Availability is more valuable than time. As such it should be respected more, and dealt out/guarded more carefully.
Managed to get hold of some proper bufala mozzarella from Piccolo Italia — looking forward to trying it out on a pizza!
The Flex’s long battery life, water resistance and sleep tracking allows it to stay on my wrist pretty much constantly, meaning I never forget to put it on. Their web UI is quite nice, and the syncing process is adequate. It’s stupid that the only get at the data on the device is to sync with an iDevice or upload it to their silo and look at (admittedly rather nice) graphs, but that’s a known bug with these devices (which Aaron Parecki has written at length about.)
The Fuelband can be quite painful to put on if the catch pinches skin, its display is nice, and the fact that it doubles up as a watch which automatically syncs timezone with my computer is pretty great. Their web UI is fairly horrible (doesn’t work at all on Firefox due to JS errors), complete with Nike product advertising and confusing comparison charts.
“Nike Fuel” is a singularly useless unit. I’m imagining the reasoning behind it was something like this:
If this is true, I question Nike’s motives — helping people become more active or using vendor lock-in and social manipulation to sell as many devices as possible.
Obviously it’s the second one, but Fitbit exhibit no such problems and seem to be doing okay. Everything is relative.
Both devices are rubbery wrist straps which can make clothing a little bothersome, but presumably that positioning helps them gain more accurate results as opposed to, say, a belt clip.

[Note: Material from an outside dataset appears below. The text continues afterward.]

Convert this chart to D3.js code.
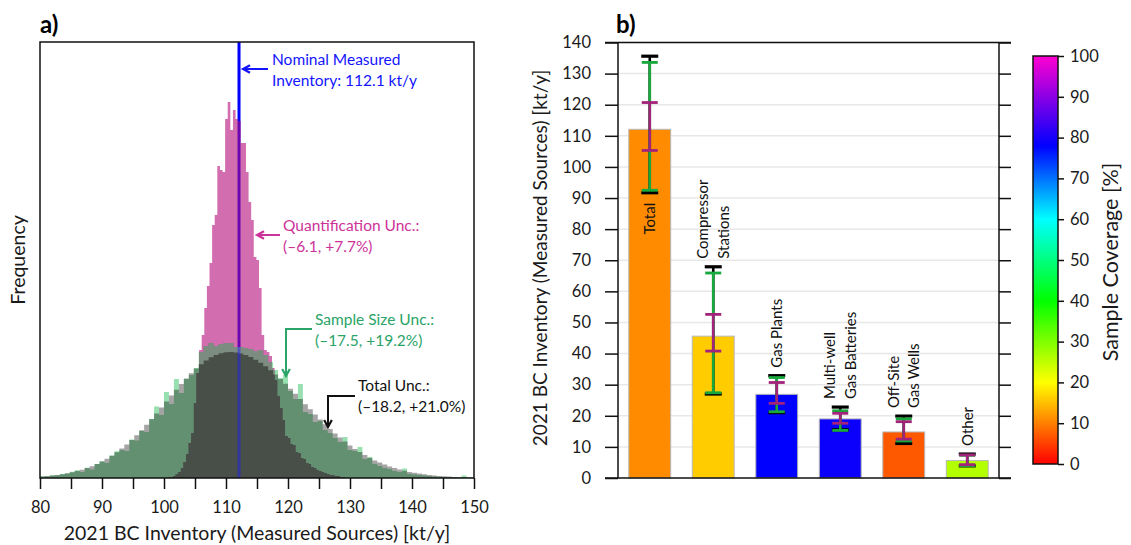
<!DOCTYPE html>
<meta charset="utf-8">
<style>
  body { margin: 0; background: #fff; }
  svg { font-family: Lato, "Open Sans", sans-serif; }
  .blend { mix-blend-mode: multiply; }
  .axis text { fill: #1a1a1a; }
</style>
<body>
<script src="https://d3js.org/d3.v7.min.js"></script>
<script>

// ---------- panel a: Monte Carlo histograms ----------
var binStart = 80.0, binWidth = 0.8;
// total uncertainty (grey)
var totalCounts = [16, 20, 25, 31, 38, 47, 57, 69, 83, 99, 118, 139, 164, 192, 222, 257, 294, 335, 380, 427,
  478, 532, 587, 645, 704, 764, 824, 883, 941, 996, 1048, 1095, 1138, 1176, 1207, 1231, 1248, 1258, 1260,
  1255, 1245, 1230, 1209, 1183, 1152, 1117, 1078, 1035, 990, 942, 892, 842, 790, 738, 687, 636, 586, 538,
  491, 446, 404, 364, 326, 291, 259, 229, 201, 176, 154, 134, 115, 99, 85, 72, 61, 52, 44, 37, 30, 25, 21,
  17, 14, 11, 9, 7, 6, 5];
// sample size uncertainty (green)
var sampleCounts = [18, 14, 28, 27, 40, 44, 62, 78, 60, 102, 85, 140, 168, 150, 225, 268, 280, 270, 385, 375,
  470, 460, 590, 715, 630, 860, 740, 990, 850, 990, 1030, 1100, 1260, 1320, 1350, 1320, 1340, 1350, 1350,
  1310, 1310, 1300, 1290, 1270, 1280, 1230, 1160, 1080, 1000, 1030, 870, 790, 940, 660, 640, 560, 570, 480,
  450, 400, 360, 410, 280, 270, 310, 190, 210, 140, 120, 100, 90, 70, 60, 95, 40, 35, 30, 24, 20, 16, 13,
  10, 9, 7, 6, 25, 4, 3];
// quantification uncertainty (pink)
var quantStart = 100.2, quantWidth = 0.42;
var quantCounts = [0, 10, 10, 20, 40, 60, 100, 160, 240, 350, 450, 750, 1050, 1280, 1430, 1700, 1920, 2150,
  2530, 2630, 3120, 3080, 3060, 3590, 3760, 3480, 3680, 3590, 3570, 3350, 3350, 3060, 2760, 2580, 2210, 2180,
  1900, 1430, 1280, 1260, 1220, 1100, 980, 820, 700, 580, 420, 400, 340, 330, 260, 250, 200, 190, 150, 140,
  110, 100, 80, 70, 60, 50, 40, 30, 30, 20, 20, 10, 10];
var nominal = 112.1;
var histTicks = [80, 85, 90, 95, 100, 105, 110, 115, 120, 125, 130, 135, 140, 145, 150];

// ---------- panel b: inventory by source ----------
var categoryLines = [["Total"], ["Compressor", "Stations"], ["Gas Plants"], ["Multi-well", "Gas Batteries"],
  ["Off-Site", "Gas Wells"], ["Other"]];
var inventory = [112.1, 45.6, 26.9, 19.0, 14.8, 5.6];
var coverage = [11, 16, 78, 79, 7, 26];
var totalLow = [91.7, 27.0, 21.0, 15.5, 11.1, 3.9];
var totalHigh = [135.6, 67.9, 32.9, 22.8, 19.9, 7.7];
var sampleLow = [92.5, 27.4, 21.3, 15.3, 11.9, 4.0];
var sampleHigh = [133.6, 65.9, 32.3, 21.6, 19.0, 7.3];
var quantLow = [105.3, 40.8, 24.0, 17.6, 12.5, 4.3];
var quantHigh = [120.7, 52.6, 30.7, 20.8, 18.1, 7.4];
var barTicks = [0, 10, 20, 30, 40, 50, 60, 70, 80, 90, 100, 110, 120, 130, 140];
var coverageTicks = [0, 10, 20, 30, 40, 50, 60, 70, 80, 90, 100];
var colorStops = [0, 20, 40, 60, 78, 100];
var colorStopColors = ["#ff0000", "#ffff00", "#00ff00", "#00ffff", "#0000ff", "#ff00d0"];

var svg = d3.select("body").append("svg").attr("width", 1131).attr("height", 545);
svg.append("rect").attr("width", 1131).attr("height", 545).attr("fill", "#fff");
var defs = svg.append("defs");

// ===== panel a =====
var ax = d3.scaleLinear().domain([80, 150]).range([40, 474]);
var ay = d3.scaleLinear().domain([0, 4360]).range([478, 42]);

defs.append("clipPath").attr("id", "clipA").append("rect")
  .attr("x", 40).attr("y", 42).attr("width", 434).attr("height", 436);

function histPath(start, width, counts) {
  var pts = counts.map(function (c, i) { return [start + i * width, c]; });
  pts.push([start + counts.length * width, counts[counts.length - 1]]);
  return d3.area()
    .x(function (d) { return ax(d[0]); })
    .y0(ay(0))
    .y1(function (d) { return ay(d[1]); })
    .curve(d3.curveStepAfter)(pts);
}
var pinkD = histPath(quantStart, quantWidth, quantCounts);
var grayD = histPath(binStart, binWidth, totalCounts);
var greenD = histPath(binStart, binWidth, sampleCounts);

defs.append("clipPath").attr("id", "clipPink").append("path").attr("d", pinkD);
var envClip = defs.append("clipPath").attr("id", "clipEnv");
envClip.append("path").attr("d", grayD);
envClip.append("path").attr("d", greenD);

var plotA = svg.append("g").attr("clip-path", "url(#clipA)");
plotA.append("rect").attr("x", 40).attr("y", 42).attr("width", 434).attr("height", 436).attr("fill", "#fff");
plotA.append("line")
  .attr("x1", ax(nominal)).attr("x2", ax(nominal)).attr("y1", 42).attr("y2", 478)
  .attr("stroke", "#0000ff").attr("stroke-width", 3);
plotA.append("path").attr("d", pinkD).attr("fill", "#b40d7a").attr("fill-opacity", 0.6);
plotA.append("path").attr("class", "blend").attr("d", grayD).attr("fill", "#a4a4a4");
plotA.append("path").attr("class", "blend").attr("d", greenD).attr("fill", "#98e0b0");

// where the pink histogram lies under the other two
var over = plotA.append("g").attr("clip-path", "url(#clipPink)").style("isolation", "isolate");
over.append("path").attr("d", grayD).attr("fill", "#938e8f");
over.append("path").attr("class", "blend").attr("d", greenD).attr("fill", "#7d8c80");
over.append("g").attr("clip-path", "url(#clipEnv)").append("line")
  .attr("x1", ax(nominal)).attr("x2", ax(nominal)).attr("y1", 42).attr("y2", 478)
  .attr("stroke", "#1a1aff").attr("stroke-opacity", 0.45).attr("stroke-width", 3);

svg.append("rect").attr("x", 40).attr("y", 42).attr("width", 434).attr("height", 436)
  .attr("fill", "none").attr("stroke", "#111").attr("stroke-width", 1.5);

var axA = svg.append("g").attr("class", "axis")
  .attr("transform", "translate(0,478)")
  .call(d3.axisBottom(ax).tickValues(histTicks).tickSize(11).tickPadding(12)
    .tickFormat(function (d) { return d % 10 === 0 ? d : ""; }));
axA.select(".domain").remove();
axA.selectAll("line").attr("stroke", "#111").attr("stroke-width", 1.5);
axA.selectAll("text").attr("font-size", 16.5).attr("font-family", "Lato");

svg.append("text").attr("x", 257).attr("y", 540).attr("text-anchor", "middle")
  .attr("font-size", 19.5).attr("fill", "#1a1a1a").text("2021 BC Inventory (Measured Sources) [kt/y]");
svg.append("text").attr("transform", "translate(25,260) rotate(-90)").attr("text-anchor", "middle")
  .attr("font-size", 19.5).attr("fill", "#1a1a1a").text("Frequency");
svg.append("text").attr("x", 40).attr("y", 33).attr("font-size", 24).attr("font-weight", "bold").text("a)");

// annotations with arrows
function arrow(points, color) {
  svg.append("path").attr("d", d3.line()(points)).attr("fill", "none")
    .attr("stroke", color).attr("stroke-width", 2);
  var p1 = points[points.length - 2], p2 = points[points.length - 1];
  var ang = Math.atan2(p2[1] - p1[1], p2[0] - p1[0]);
  var s = 8, sp = 0.5;
  var head = [
    [p2[0] - s * Math.cos(ang - sp), p2[1] - s * Math.sin(ang - sp)],
    p2,
    [p2[0] - s * Math.cos(ang + sp), p2[1] - s * Math.sin(ang + sp)]
  ];
  svg.append("path").attr("d", d3.line()(head)).attr("fill", "none")
    .attr("stroke", color).attr("stroke-width", 2.2).attr("stroke-linejoin", "miter");
}
function note(x, y, lines, color) {
  lines.forEach(function (l, i) {
    svg.append("text").attr("x", x).attr("y", y + i * 20.5).attr("font-size", 15.5)
      .attr("fill", color).text(l);
  });
}
note(272, 65, ["Nominal Measured", "Inventory: 112.1 kt/y"], "#1414ff");
arrow([[268, 69], [243, 69]], "#1414ff");
note(283, 231, ["Quantification Unc.:", "(\u2013" + "6.1, +7.7%)"], "#cc3399");
arrow([[280, 235], [257, 235]], "#cc3399");
note(315, 325, ["Sample Size Unc.:", "(\u2013" + "17.5, +19.2%)"], "#2aa468");
arrow([[312, 329], [286, 329], [286, 376]], "#2aa468");
note(358, 391, ["Total Unc.:", "(\u2013" + "18.2, +21.0%)"], "#111");
arrow([[355, 396], [328, 396], [328, 427]], "#111");

// ===== panel b =====
var bx = d3.scaleBand().domain(d3.range(inventory.length)).range([618, 999])
  .paddingInner(0.34).paddingOuter(0.17);
var by = d3.scaleLinear().domain([0, 140]).range([478, 42.5]);
var colorScale = d3.scaleLinear().domain(colorStops).range(colorStopColors).interpolate(d3.interpolateRgb);

var gb = svg.append("g");
gb.selectAll("line.grid").data(barTicks.slice(1)).join("line").attr("class", "grid")
  .attr("x1", 618).attr("x2", 999)
  .attr("y1", function (d) { return by(d); }).attr("y2", function (d) { return by(d); })
  .attr("stroke", "#e8e8e8").attr("stroke-width", 1.5);

gb.selectAll("rect.bar").data(inventory).join("rect").attr("class", "bar")
  .attr("x", function (d, i) { return bx(i); })
  .attr("width", bx.bandwidth())
  .attr("y", function (d) { return by(d); })
  .attr("height", function (d) { return by(0) - by(d); })
  .attr("fill", function (d, i) { return colorScale(coverage[i]); })
  .attr("stroke", "#b8b8b8").attr("stroke-width", 1);

var errSeries = [
  { low: totalLow, high: totalHigh, color: "#000", cap: 17, w: 3.2 },
  { low: sampleLow, high: sampleHigh, color: "#18a83c", cap: 16, w: 2.8 },
  { low: quantLow, high: quantHigh, color: "#a3237a", cap: 16, w: 2.8 }
];
errSeries.forEach(function (s) {
  inventory.forEach(function (v, i) {
    var cx = bx(i) + bx.bandwidth() / 2;
    gb.append("line").attr("x1", cx).attr("x2", cx).attr("y1", by(s.low[i])).attr("y2", by(s.high[i]))
      .attr("stroke", s.color).attr("stroke-width", 2.6);
    [s.low[i], s.high[i]].forEach(function (e) {
      gb.append("line").attr("x1", cx - s.cap / 2).attr("x2", cx + s.cap / 2)
        .attr("y1", by(e)).attr("y2", by(e)).attr("stroke", s.color).attr("stroke-width", s.w);
    });
  });
});

// category labels
categoryLines.forEach(function (lines, i) {
  var cx = bx(i) + bx.bandwidth() / 2;
  var inside = i === 0;
  var yPos = inside ? by(totalLow[i]) + 10 : by(totalHigh[i]) - 8;
  lines.forEach(function (l, j) {
    var lx = cx + (j - (lines.length - 1) / 2) * 20.5;
    gb.append("text")
      .attr("transform", "translate(" + lx + "," + yPos + ") rotate(-90)")
      .attr("dy", "0.35em")
      .attr("text-anchor", inside ? "end" : "start")
      .attr("font-size", 15).attr("fill", "#111").text(l);
  });
});

// axes of b
var axBL = gb.append("g").attr("class", "axis").attr("transform", "translate(618,0)")
  .call(d3.axisLeft(by).tickValues(barTicks).tickSize(13).tickPadding(14));
axBL.selectAll("line, path").attr("stroke", "#111").attr("stroke-width", 1.5);
axBL.select(".domain").attr("d", "M0,42.5V478");
axBL.selectAll("text").attr("font-size", 16.5).attr("font-family", "Lato");
var axBR = gb.append("g").attr("class", "axis").attr("transform", "translate(999,0)")
  .call(d3.axisRight(by).tickValues(barTicks).tickSize(12).tickFormat(""));
axBR.selectAll("line, path").attr("stroke", "#111").attr("stroke-width", 1.5);
axBR.select(".domain").attr("d", "M0,42.5V478");
[42.5, 478].forEach(function (yy) {
  gb.append("line").attr("x1", 605).attr("x2", 1011).attr("y1", yy).attr("y2", yy)
    .attr("stroke", "#111").attr("stroke-width", 1.5);
});

svg.append("text").attr("transform", "translate(547,258) rotate(-90)").attr("text-anchor", "middle")
  .attr("font-size", 19).attr("fill", "#1a1a1a").text("2021 BC Inventory (Measured Sources) [kt/y]");
svg.append("text").attr("x", 616).attr("y", 33).attr("font-size", 24).attr("font-weight", "bold").text("b)");

// colour bar
var cy = d3.scaleLinear().domain([0, 100]).range([464, 56]);
var grad = defs.append("linearGradient").attr("id", "covGrad")
  .attr("x1", 0).attr("y1", 1).attr("x2", 0).attr("y2", 0);
colorStops.forEach(function (v, i) {
  grad.append("stop").attr("offset", v / 100).attr("stop-color", colorStopColors[i]);
});
svg.append("rect").attr("x", 1033).attr("y", cy(100)).attr("width", 25).attr("height", cy(0) - cy(100))
  .attr("fill", "url(#covGrad)").attr("stroke", "#111").attr("stroke-width", 1.5);
var axC = svg.append("g").attr("class", "axis").attr("transform", "translate(1058,0)")
  .call(d3.axisRight(cy).tickValues(coverageTicks).tickSize(6).tickPadding(6));
axC.select(".domain").remove();
axC.selectAll("line").attr("stroke", "#111").attr("stroke-width", 1.5);
axC.selectAll("text").attr("font-size", 16.5).attr("font-family", "Lato");
svg.append("text").attr("transform", "translate(1118,262) rotate(-90)").attr("text-anchor", "middle")
  .attr("font-size", 21.5).attr("fill", "#1a1a1a").text("Sample Coverage [%]");

</script>
</body>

I’ve been unable to adequately compare the accuracy of either product. The Fuelband seems to think I’ve done far fewer steps than the Flex, but as I can’t get numbers off the Flex quickly it’s difficult to compare the two. One way would be to actually count how many steps I do one day, and see which device is closer.
I’m looking forward to continuing to use both devices, hopefully beginning to follow in Aaron’s footsteps (no pun intended) and pull the data in to my own site.

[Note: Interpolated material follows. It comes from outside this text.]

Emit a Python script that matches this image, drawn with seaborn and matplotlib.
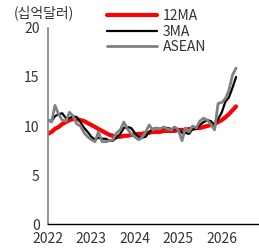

Renaming “Chrome” to “That browser with Flash”
The medium with which you choose to express a message shapes that message — be careful it doesn’t contradict it.
articlemarkup — even js-generated markup is predictably disgusting
Everything about this is anti-web, practically screaming “ignore me”.
Mac OS 10.6 spaces vs 10.9 full-screen apps/desktops — switching gestures a welcome addition, but muscle memory persistent “physical” location lost, replaced by ambiguous time-based UI which does exactly what you mean half of the time, and causes flow-breaking confusion+excise the rest of the time
Celebrating oneoldernessday at the office by finding my Icelandic name – it’s either Bjarndal (bear dale) or Bjarnhéðinn (bear skin, pronounced byarn-hey-thinn).
The ever-awesome @briansuda and Ninja got me a copy of berglondon.com/products/svk — loving the affordances of having ink you can choose not to see, also pondering the possibilities of additive fanfiction where you add your own internal monologue/headcanon/background details in-place over the canonical storyline.
Compilation of some sub-optimal gauge design I’ve come across recently. First up is BBC iPlayer’s speed tester+comparison tool:
Ignoring the questionable pyramid chartjunk, there are a bunch of issues here — the use of arc length and exceedingly inconsistent scale on the skeuomorphic gauge, the strange choice of colouring on the comparison bars (is green good and red bad? or better/worse than my connection?) and the totally useless “status” column add up to a confusing graphic.
The next is this set of dials from pool.dogechain.info — again the use of arc length is unnecessary, and very few comparisons are possible. At first, the scales look fairly sensible — perhaps the maximums are pool maximums, or averages or something?
Uh, apparently not.
These dials are always half full. They use up hundreds of pixels of colour and drop shadow, taunting you into thinking you’re getting some sort of useful comparison, when actually they’re informing you that two times twenty three is forty six. Astonishing.
Simply erasing the colour creates a much cleaner graphic
which can be further improved by clearing some of the resultant whitespace
The addition of time-series data might make a genuinely useful contribution, as could some comparisons or proportions allowing your rate to be compared to the pool average or total.
Another welcome, and obvious addition would be “how much do I make per second/minute”, “how much have I made so far”, “how does that compare to other miners” and “how much is that in real money” — these are the questions that I as a miner actually want answered when looking at a dashboard, but the few relevant statistics which are shown are relegated to a small corner.